PAY ATTENTION TO YOUR COMPANY CULTURE.
If you ask the average person on the street to define what a “brand” is, you’ll probably hear something about logos, symbols, taglines, or advertising. And while those things often are important components of establishing a brand, they are far from the whole picture. A brand is the set of promises you make to your customers about what they can expect when they interact with your business. And all too often, those promises are broken for a surprising reason: the company culture doesn’t align with the brand.
YOUR FRONTLINE EMPLOYEES ARE THE ONES WHO ARE RESPONSIBLE FOR LIVING UP TO YOUR BRAND’S PROMISES.
After all, they are the ones who interact with your customers every day. But too often, company culture is thought of as an internal concern that has little to do with customers. Culture consists of the “unwritten rules” of how the day-to-day work gets done. What behavior gets rewarded? What gets punished? What is frowned upon but tolerated? If the answers to those questions don’t align with your brand, your customers can feel it right away.

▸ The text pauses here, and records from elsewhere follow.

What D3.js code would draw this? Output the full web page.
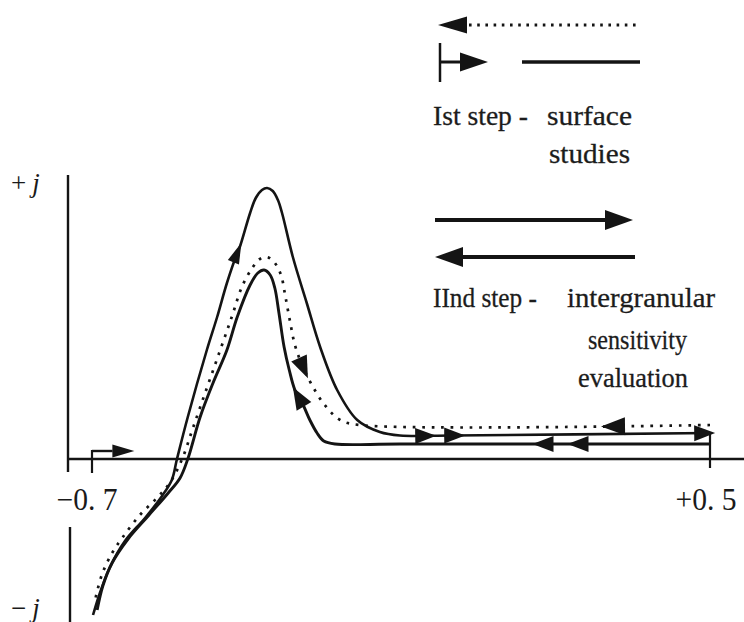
<!DOCTYPE html>
<html><head><meta charset="utf-8">
<script src="https://cdn.jsdelivr.net/npm/d3@7"></script>
<style>body{margin:0;background:#fff}svg{display:block}</style>
</head><body>
<svg id="c" width="744" height="622"></svg>
<script>
// ---------- data (E in V, j in arbitrary units) ----------
// Outer solid curve: forward scan (drawn from -0.7 V to +0.5 V)
const outerE = [-0.698,-0.684,-0.665,-0.636,-0.597,-0.564,-0.545,-0.535,-0.514,-0.477,-0.457,-0.438,-0.418,-0.413,-0.393,-0.382,-0.370,-0.360,-0.349,-0.339,-0.331,-0.310,-0.283,-0.257,-0.224,-0.185,-0.141,-0.102,0.000,0.500];
const outerJ = [-1.56,-1.33,-1.08,-0.82,-0.59,-0.37,-0.21,0.00,0.42,1.09,1.42,1.76,2.06,2.12,2.46,2.61,2.69,2.71,2.68,2.59,2.46,2.02,1.56,1.12,0.69,0.39,0.27,0.235,0.235,0.26];
// Inner solid curve: reverse scan (drawn from +0.5 V back to -0.7 V)
const innerE = [0.500,-0.102,-0.228,-0.250,-0.263,-0.277,-0.290,-0.306,-0.317,-0.327,-0.337,-0.345,-0.354,-0.366,-0.378,-0.393,-0.418,-0.438,-0.465,-0.490,-0.514,-0.529,-0.552,-0.591,-0.630,-0.661,-0.679,-0.690];
const innerJ = [0.15,0.15,0.15,0.18,0.26,0.39,0.54,0.69,0.89,1.12,1.46,1.71,1.84,1.89,1.86,1.74,1.42,1.09,0.76,0.42,0.00,-0.19,-0.34,-0.57,-0.80,-1.04,-1.27,-1.51];
// Dotted curve: 1st step reverse scan (drawn from +0.5 V back to -0.7 V)
const dotE = [0.500,-0.180,-0.218,-0.248,-0.273,-0.292,-0.306,-0.316,-0.325,-0.333,-0.345,-0.360,-0.374,-0.389,-0.409,-0.428,-0.451,-0.477,-0.504,-0.525,-0.549,-0.574,-0.607,-0.640,-0.661,-0.681,-0.694];
const dotJ = [0.34,0.34,0.39,0.54,0.74,0.94,1.14,1.39,1.64,1.84,1.96,2.02,2.00,1.91,1.72,1.43,1.09,0.71,0.31,0.00,-0.24,-0.39,-0.56,-0.78,-0.94,-1.16,-1.41];
// Direction arrows on the curves (which curve, E, j, +1 along drawing order / -1 against)
const arrowCurve = ["outer","outer","outer","outer","inner","inner","inner","dot","dot"];
const arrowE     = [-0.418,-0.053,0.005,0.490,0.176,0.244,-0.298,0.312,-0.286];
const arrowJ     = [2.06,0.235,0.235,0.26,0.15,0.15,0.62,0.34,0.92];
const arrowDir   = [1,1,1,1,1,1,1,1,-1];
// Axis tick labels
const xTickValues = [-0.7, 0.5];
const xTickLabels = ["\u22120. 7", "+0. 5"];
const yAxisLabels = ["+", "\u2212"];
// Legend texts
const legendStep1 = ["Ist step -", "surface", "studies"];
const legendStep2 = ["IInd step -", "intergranular", "sensitivity", "evaluation"];

// ---------- drawing ----------
const ink = "#141414";
const svg = d3.select("#c");
const x = d3.scaleLinear().domain([-0.7, 0.5]).range([92, 710]);
const y = d3.scaleLinear().domain([0, 1]).range([459, 359]);
const axisX = x.range()[0] - 24;

// axes
svg.append("line").attr("x1", axisX).attr("x2", axisX).attr("y1", y(2.84)).attr("y2", y(-0.13))
  .attr("stroke", ink).attr("stroke-width", 2.4);
svg.append("line").attr("x1", axisX + 2).attr("x2", axisX + 2).attr("y1", y(-0.68)).attr("y2", y(-1.65))
  .attr("stroke", ink).attr("stroke-width", 2.4);
svg.append("line").attr("x1", axisX).attr("x2", 744).attr("y1", y(0)).attr("y2", y(0))
  .attr("stroke", ink).attr("stroke-width", 2.4);

// start marker at -0.7
svg.append("line").attr("x1", x(-0.7)).attr("x2", x(-0.7)).attr("y1", y(0.09)).attr("y2", y(-0.14))
  .attr("stroke", ink).attr("stroke-width", 2.2);
svg.append("line").attr("x1", x(-0.7)).attr("x2", x(-0.66)).attr("y1", y(0.08)).attr("y2", y(0.08))
  .attr("stroke", ink).attr("stroke-width", 2.4);
function tri(cx, cy, ux, uy, len, hw) {
  const px = -uy, py = ux;
  const tx = cx + ux * len / 2, ty = cy + uy * len / 2;
  const bx = cx - ux * len / 2, by = cy - uy * len / 2;
  return `M${tx},${ty}L${bx + px * hw},${by + py * hw}L${bx - px * hw},${by - py * hw}Z`;
}
svg.append("path").attr("d", tri((x(-0.66) + x(-0.626)) / 2 + 2, y(0.08), 1, 0, 22, 6.5)).attr("fill", ink);
// end tick at +0.5
svg.append("line").attr("x1", x(0.5)).attr("x2", x(0.5)).attr("y1", y(0.26)).attr("y2", y(-0.09))
  .attr("stroke", ink).attr("stroke-width", 2.2);

// curves
const line = d3.line().x(d => x(d[0])).y(d => y(d[1])).curve(d3.curveCatmullRom.alpha(0.5));
const curves = {
  outer: svg.append("path").datum(d3.zip(outerE, outerJ)).attr("d", line)
    .attr("fill", "none").attr("stroke", ink).attr("stroke-width", 2.6),
  inner: svg.append("path").datum(d3.zip(innerE, innerJ)).attr("d", line)
    .attr("fill", "none").attr("stroke", ink).attr("stroke-width", 2.9),
  dot: svg.append("path").datum(d3.zip(dotE, dotJ)).attr("d", line)
    .attr("fill", "none").attr("stroke", ink).attr("stroke-width", 2.7)
    .attr("stroke-dasharray", "2.7,6.8")
};

// arrows along curves
arrowCurve.forEach((c, i) => {
  const node = curves[c].node();
  const L = node.getTotalLength();
  const px = x(arrowE[i]), py = y(arrowJ[i]);
  let best = 0, bd = Infinity;
  for (let l = 0; l <= L; l += 1) {
    const p = node.getPointAtLength(l);
    const d = (p.x - px) ** 2 + (p.y - py) ** 2;
    if (d < bd) { bd = d; best = l; }
  }
  const p0 = node.getPointAtLength(Math.max(0, best - 4));
  const p1 = node.getPointAtLength(Math.min(L, best + 4));
  const pc = node.getPointAtLength(best);
  let ux = p1.x - p0.x, uy = p1.y - p0.y;
  const n = Math.hypot(ux, uy); ux = ux / n * arrowDir[i]; uy = uy / n * arrowDir[i];
  const flat = Math.abs(uy) < 0.2;
  let len, hw;
  if (flat) { len = c === "dot" ? 24 : 21; hw = c === "dot" ? 9 : 8; }
  else if (c === "outer") { len = 21; hw = 6; }
  else { len = 22; hw = 8.5; }
  svg.append("path").attr("d", tri(pc.x, pc.y, ux, uy, len, hw)).attr("fill", ink);
});

// tick labels
svg.selectAll(".xt").data(xTickValues).enter().append("text")
  .attr("x", d => x(d) + (d < 0 ? -5 : -4)).attr("y", 510)
  .attr("text-anchor", "middle")
  .attr("font-family", "'Liberation Serif', 'DejaVu Serif', serif").attr("font-size", 31)
  .attr("textLength", 61).attr("lengthAdjust", "spacingAndGlyphs")
  .attr("fill", "#1a1a1a").text((d, i) => xTickLabels[i]);

// y axis labels (+j, -j)
[[2.7, 0], [-1.55, 1]].forEach(([jv, k]) => {
  const t = svg.append("text").attr("x", 11).attr("y", y(jv) + 3)
    .attr("font-family", "'Liberation Serif', serif").attr("font-size", 27).attr("fill", "#1a1a1a");
  t.append("tspan").text(yAxisLabels[k]);
  t.append("tspan").attr("dx", 6).attr("font-style", "italic").text("j");
});

// legend
function hline(x1, x2, yy, w, dash) {
  const l = svg.append("line").attr("x1", x1).attr("x2", x2).attr("y1", yy).attr("y2", yy)
    .attr("stroke", ink).attr("stroke-width", w);
  if (dash) l.attr("stroke-dasharray", dash);
}
hline(469, 641, 25, 2.8, "2.6,5.6");
svg.append("path").attr("d", tri(452.5, 25, -1, 0, 29, 8.5)).attr("fill", ink);
svg.append("line").attr("x1", 440).attr("x2", 440).attr("y1", 43).attr("y2", 82).attr("stroke", ink).attr("stroke-width", 2.5);
hline(440, 462, 62, 3);
svg.append("path").attr("d", tri(474, 62, 1, 0, 28, 9.5)).attr("fill", ink);
hline(522, 640, 62, 3.5);
hline(435, 606, 220, 4);
svg.append("path").attr("d", tri(619, 220, 1, 0, 28, 10)).attr("fill", ink);
hline(462, 635, 257, 4);
svg.append("path").attr("d", tri(449, 257, -1, 0, 28, 10)).attr("fill", ink);

const tf = "'Liberation Serif', 'DejaVu Serif', serif";
function txt(s, xx, yy, w) {
  svg.append("text").attr("x", xx).attr("y", yy).attr("font-family", tf).attr("font-size", 28)
    .attr("fill", "#1c1c1c").attr("stroke", "#1c1c1c").attr("stroke-width", 0.3)
    .attr("textLength", w).attr("lengthAdjust", "spacingAndGlyphs").text(s);
}
txt(legendStep1[0], 433, 125, 95);
txt(legendStep1[1], 547, 125, 85);
txt(legendStep1[2], 549, 163, 81);
txt(legendStep2[0], 433, 307, 104);
txt(legendStep2[1], 567, 307, 148);
txt(legendStep2[2], 588, 349, 99);
txt(legendStep2[3], 578, 387, 110);
</script>
</body></html>
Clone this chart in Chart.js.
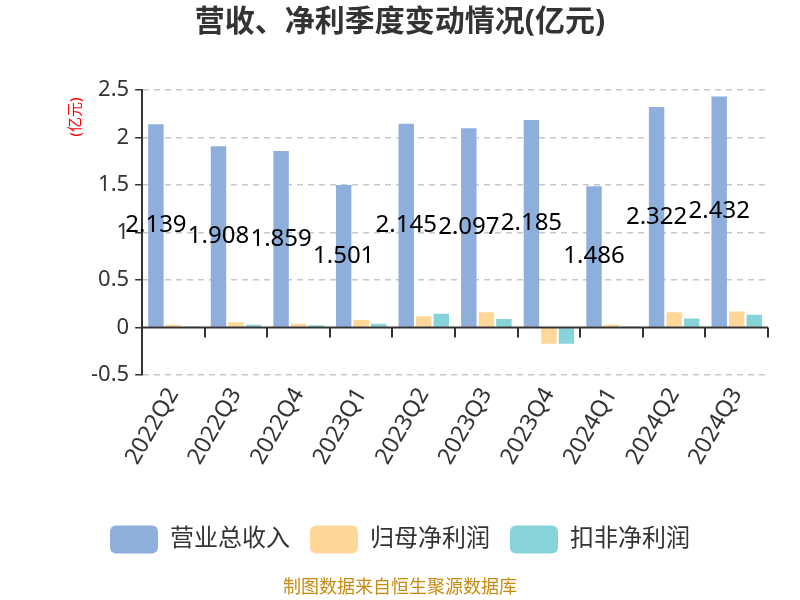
<!DOCTYPE html>
<html>
<head>
<meta charset="utf-8">
<script src="https://cdn.jsdelivr.net/npm/chart.js@4/dist/chart.umd.min.js"></script>
<style>
  html, body { margin: 0; padding: 0; background: #fff; }
  #wrap { width: 800px; height: 600px; }
</style>
</head>
<body>
<div id="wrap"><canvas id="mainChart" width="800" height="600"></canvas></div>
<script>
var quarters = ['2022Q2', '2022Q3', '2022Q4', '2023Q1', '2023Q2', '2023Q3', '2023Q4', '2024Q1', '2024Q2', '2024Q3'];
var revenue = [2.139, 1.908, 1.859, 1.501, 2.145, 2.097, 2.185, 1.486, 2.322, 2.432];
var netProfit = [0.03, 0.057, 0.04, 0.08, 0.12, 0.16, -0.17, 0.03, 0.16, 0.17];
var netProfitExcl = [0.005, 0.03, 0.025, 0.04, 0.145, 0.09, -0.17, 0.005, 0.095, 0.135];
var yTicks = [-0.5, 0, 0.5, 1, 1.5, 2, 2.5];

var FONT = '"Noto Sans", "Noto Sans CJK SC", sans-serif';

// labels inside the revenue bars, zero line ticks, y unit
var extras = {
    id: 'extras',
    afterDatasetsDraw: function (chart) {
        var ctx = chart.ctx;
        var meta = chart.getDatasetMeta(0);
        ctx.save();
        ctx.fillStyle = '#000';
        ctx.font = '24px ' + FONT;
        ctx.textAlign = 'center';
        ctx.textBaseline = 'middle';
        meta.data.forEach(function (bar, i) {
            ctx.fillText(revenue[i].toFixed(3), bar.x, (bar.y + bar.base) / 2);
        });
        ctx.restore();
    },
    afterDraw: function (chart) {
        var ctx = chart.ctx;
        var x = chart.scales.x, y = chart.scales.y;
        var y0 = y.getPixelForValue(0);
        ctx.save();
        ctx.strokeStyle = '#333';
        ctx.lineWidth = 2;
        ctx.beginPath();
        ctx.moveTo(x.left, y0);
        ctx.lineTo(x.right, y0);
        var step = (x.right - x.left) / quarters.length;
        for (var i = 1; i <= quarters.length; i++) {
            var px = Math.round(x.left + step * i);
            ctx.moveTo(px, y0);
            ctx.lineTo(px, y0 + 10);
        }
        ctx.stroke();
        ctx.translate(76, 117);
        ctx.rotate(-Math.PI / 2);
        ctx.fillStyle = '#f00';
        ctx.font = '15px ' + FONT;
        ctx.textAlign = 'center';
        ctx.textBaseline = 'middle';
        ctx.fillText('(亿元)', 0, 0);
        ctx.restore();
    }
};

var ctx = document.getElementById('mainChart').getContext('2d');
var barChart = new Chart(ctx, {
    type: 'bar',
    data: {
        labels: quarters,
        datasets: [
            { label: '营业总收入', data: revenue, backgroundColor: '#8eaedb' },
            { label: '归母净利润', data: netProfit, backgroundColor: '#ffd899' },
            { label: '扣非净利润', data: netProfitExcl, backgroundColor: '#86d4d8' }
        ]
    },
    options: {
        responsive: false,
        animation: false,
        layout: { padding: { left: 32, right: 32, top: 0, bottom: 0 } },
        datasets: {
            bar: { categoryPercentage: 0.84, barPercentage: 0.88 }
        },
        plugins: {
            title: {
                display: true,
                text: '营收、净利季度变动情况(亿元)',
                color: '#333',
                font: { family: FONT, size: 30, weight: 'bold' },
                padding: { top: 4, bottom: 50 }
            },
            subtitle: {
                display: true,
                position: 'bottom',
                text: '制图数据来自恒生聚源数据库',
                color: '#c98a10',
                font: { family: FONT, size: 18 },
                padding: { top: 14, bottom: 1 }
            },
            legend: {
                position: 'bottom',
                labels: {
                    boxWidth: 48,
                    boxHeight: 28,
                    useBorderRadius: true,
                    borderRadius: 6,
                    padding: 20,
                    color: '#333',
                    font: { family: FONT, size: 24 }
                }
            },
            tooltip: { enabled: false }
        },
        scales: {
            x: {
                grid: { display: false },
                border: { display: false },
                afterFit: function (axis) { axis.height += 36; },
                ticks: {
                    color: '#333',
                    font: { family: FONT, size: 23 },
                    minRotation: 60,
                    maxRotation: 60,
                    padding: 0
                }
            },
            y: {
                min: -0.5,
                max: 2.5,
                afterBuildTicks: function (axis) {
                    axis.ticks = yTicks.map(function (v) { return { value: v }; });
                },
                afterFit: function (axis) { axis.width += 53; },
                grid: {
                    color: function (c) { return c.tick && c.tick.value === 0 ? 'rgba(0,0,0,0)' : '#c8c8c8'; },
                    lineWidth: 1.5,
                    tickColor: '#333',
                    tickLength: 7
                },
                border: { display: true, color: '#333', width: 2, dash: [6, 5] },
                ticks: {
                    color: '#333',
                    font: { family: FONT, size: 22 },
                    padding: 6,
                    callback: function (v) { return String(v); }
                }
            }
        }
    },
    plugins: [extras]
});
</script>
</body>
</html>
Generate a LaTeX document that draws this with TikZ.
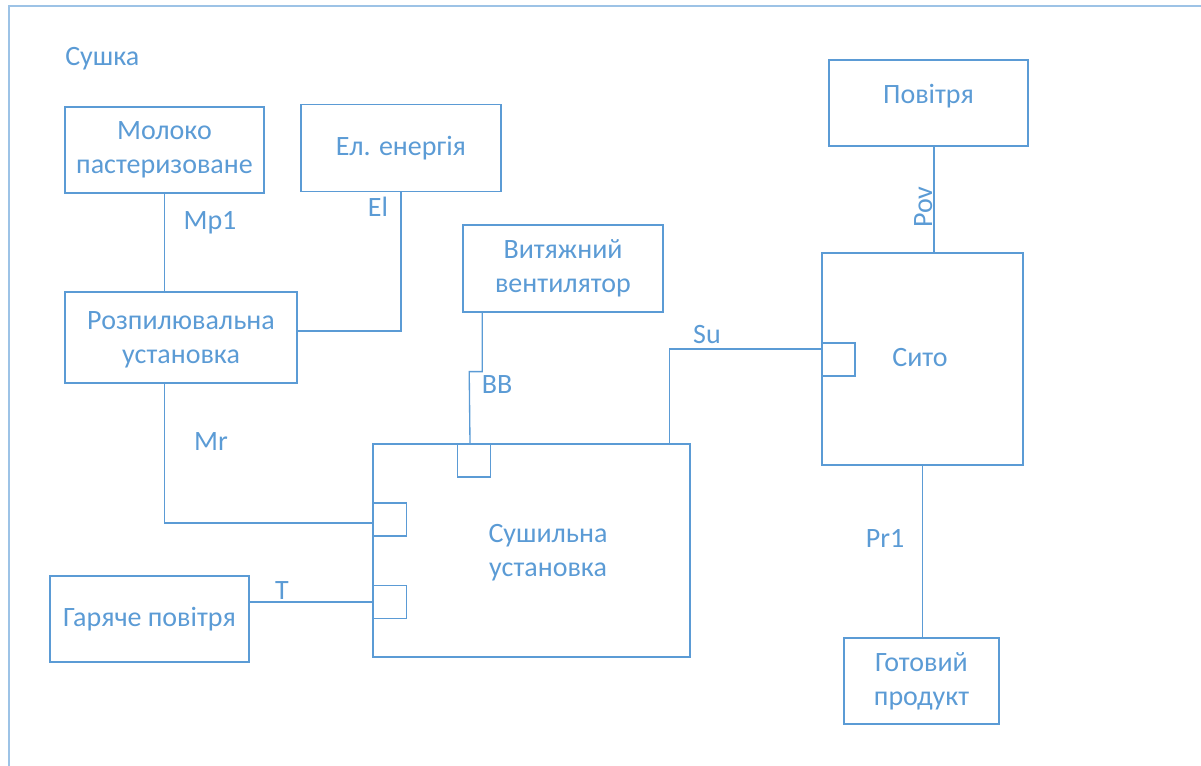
\documentclass[tikz,border=0pt]{standalone}
\usepackage{fontspec}
\setmainfont{Carlito}
\usetikzlibrary{calc}
\definecolor{ink}{HTML}{5B9BD5}
\definecolor{frameblue}{HTML}{9DC3E6}
\begin{document}
\begin{tikzpicture}[x=0.75pt,y=-0.75pt,
  font=\fontsize{21}{25.5}\selectfont,
  box/.style={draw=ink,line width=1.2pt,text=ink,align=center,inner sep=0pt,
    minimum width=#1},
  port/.style={draw=ink,line width=1.1pt,inner sep=0pt,minimum width=25pt,minimum height=25pt},
  link/.style={draw=ink,line width=1pt},
  tag/.style={text=ink,anchor=base,inner sep=0pt}]
\useasboundingbox (0,0) rectangle (1201,766);
% outer frame (only top and left edges fall inside the page)
\draw[frameblue,line width=1.5pt] (9,780) -- (9,6) -- (1210,6);
\node[tag,anchor=base west] (title) at (65,66) {Сушка};
% process blocks
\node[box=149pt,minimum height=64.5pt] (milk) at (164.5,150) {Молоко\\пастеризоване};
\node[box=150pt,minimum height=65pt] (el) at (401,148) {Ел. енергія};
\node[box=174pt,minimum height=68pt] (spray) at (181,337.5) {};
\node[text=ink,align=center] (spraytxt) at (181,340) {Розпилювальна\\установка};
\node[box=150pt,minimum height=65pt] (fan) at (563,268.5) {Витяжний\\вентилятор};
\node[box=149pt,minimum height=64.5pt] (air) at (928.5,103) {};
\node[text=ink] (airtxt) at (928.5,96) {Повітря};
\node[box=150.75pt,minimum height=159pt] (sieve) at (922.5,359) {};
\node[text=ink] (sievetxt) at (920,358) {Сито};
\node[box=237.75pt,minimum height=159.75pt] (dryer) at (531.5,550.5) {};
\node[text=ink,align=center] (dryertxt) at (548,553) {Сушильна\\установка};
\node[box=149pt,minimum height=64.5pt] (hot) at (149.5,619) {Гаряче повітря};
\node[box=116pt,minimum height=64.5pt] (product) at (921.5,681) {Готовий\\продукт};
% inlet ports
\node[port] (sqTop) at (474,460.5) {};
\node[port] (sqL1) at (390,519.5) {};
\node[port] (sqL2) at (390,602) {};
\node[port] (sqS) at (838.5,359.5) {};
% connectors
\draw[link] (milk.south) -- (milk.south |- spray.north);
\draw[link] (el.south) |- ($(spray.east)+(0,-6.5)$);
\draw[link] (milk.south |- spray.south) |- ($(sqL1.west)+(0,3.5)$);
\draw[link] (hot.east |- sqL2.west) -- (sqL2.west);
\draw[link] ($(fan.south west)+(20,0)$) -- ++(0,59) -- ++(-13,0) -- ($(sqTop.north)+(-4,0)$);
\draw[link] ($(dryer.north east)+(-21,0)$) |- ($(sqS.west)+(0,-10.5)$);
\coordinate (povtop) at ($(air.south)+(5.5,0)$);
\draw[link] (povtop) -- (povtop |- sieve.north);
\draw[link] (sieve.south) -- (sieve.south |- product.north);
% stream labels
\node[tag] (lMp1) at (210,230) {Mp1};
\node[tag] (lEl) at (378,217) {El};
\node[tag] (lMr) at (211,450) {Mr};
\node[tag] (lBB) at (497,393) {BB};
\node[tag] (lSu) at (707,343) {Su};
\node[tag,rotate=90] (lPov) at (932,207) {Pov};
\node[tag] (lPr1) at (885,547) {Pr1};
\node[tag] (lT) at (282,599) {T};
\end{tikzpicture}
\end{document}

For example, if your brand is all about quality and continuous improvement but your employees are afraid to surface problems, how effective do you think your organization can ever be at solving problems? If on the other hand, your people are celebrated and rewarded for surfacing problems – even if they don’t yet have a solution – then your culture is supporting your brand.
Or if your brand is about exceptional creativity, you need to have a culture that rewards experimentation and risk-taking. If someone on your team gets a bad performance review because an experiment they tried was a failure, it is sure to be a wet blanket on future willingness to try
Your company’s brand and culture need to be based on the same organizational purpose and set of values.
If they aren’t, how much conviction will your team have when they are talking about the set of promises that your brand stands for?